Thanks for the benchmark! I think 16 GB will be more enough for me then, I don't plan on using jellyfin, only transcoding would be immich but again it's ok if these task are slow.

[–] pleksi@sopuli.xyz 1 points 6 hours ago

Im using debian btw and non zfs system, so mileage may of course vary.

[–] Onomatopoeia@lemmy.cafe 1 points 5 hours ago

"Two in RAID" only means 2 when the arrays on on different systems and the replication isn't instant. Otherwise it only protects against hardware failures and not against you fucking up (ask me how I know...).

If the arrays are on 2 separate systems in the same place, they'll protect against independent hardware failures without a common cause (a drive dies, etc), but not against common threats like fire or electrical spikes.

Also, how long does it take to return one of those systems to fully functioning with all the data of the other? This is a risk all of us seem to overlook at times.
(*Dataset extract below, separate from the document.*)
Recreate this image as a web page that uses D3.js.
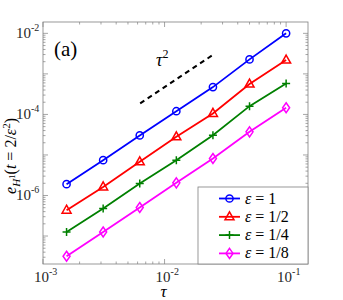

[–] bluGill@fedia.io 0 points 13 hours ago (1 children)

ZFS snapshots are easy to settup. If you don't notice that you deleted all the snapshots for a month you never will.

you still should have offsite backups for a fire, but the notion that raid isn't backup is not really correct since for most people the situations that raid with snapshots isn't enough protection will never occure and to the risk is acceptable. Plus raid is a lot easier to get right. For that matter if you have a backup but don't have the password after the fire you don't have a backup.

though if you rely on raid alone I'd want 3 disk redundancy.

[–] Onomatopoeia@lemmy.cafe 1 points 5 hours ago* (last edited 5 hours ago)

One drive failure means an array is degraded until resilvering finishes (unless you have hot spare, at least then the array isn't degraded and silvering a new drive isn't as risky).

Resilvering is an intensive process that can push other drives to fail.

I have a ZFS system that takes the better part if a day (24 hours) to resilver a 4TB drive in an 8TB five-drive array (single parity) that's about 70% full. When uts resilvering I have to be confident my other data stores don't fail (I have the data locally on 2 other drives and a cloud backup).